Em meio à crise, militares chegaram a
sinalizar a intenção de deixar a comissão. Argumentaram a colegas que a missão
estava cumprida.
Em outro lance, o ministro da Defesa chegou
a pedir ao TSE que passassem a comunicá-lo diretamente sobre os próximos passos
do colegiado. Porém, para sinalizar que estavam dispostas a manter o diálogo
institucional de alto nível com a Justiça Eleitoral, as Forças decidiram
continuar a enviar seus representantes para as reuniões do grupo.
Convidá-las para a comissão foi um erro.
Elas não pleiteavam a missão, mas era tudo o que Bolsonaro queria.

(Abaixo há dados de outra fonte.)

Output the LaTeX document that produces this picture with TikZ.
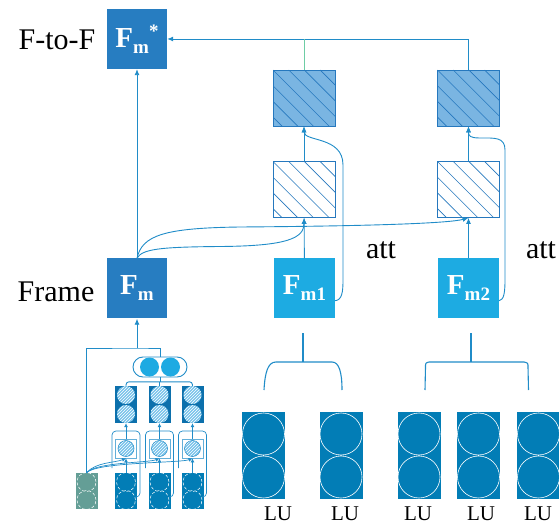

E a
iniciativa também deu discurso às alas da oposição que sempre as criticaram.
Concluído o trabalho na comissão de
transparência, elas continuarão a planejar sua contribuição para a segurança e
a logística das eleições. Exatamente como tem ocorrido nos últimos pleitos.
Enquanto isso, tudo indica que o presidente
continuará tentando colar sua imagem à do Exército. Até agora, contudo, o chefe
supremo das Forças Armadas não conseguiu ver nenhum oficial da ativa repetir
suas mensagens políticas em público. Pelo contrário: todas as declarações vão
na direção do respeito ao resultado das eleições e preocupação com o
esgarçamento das relações sociais de um país divido.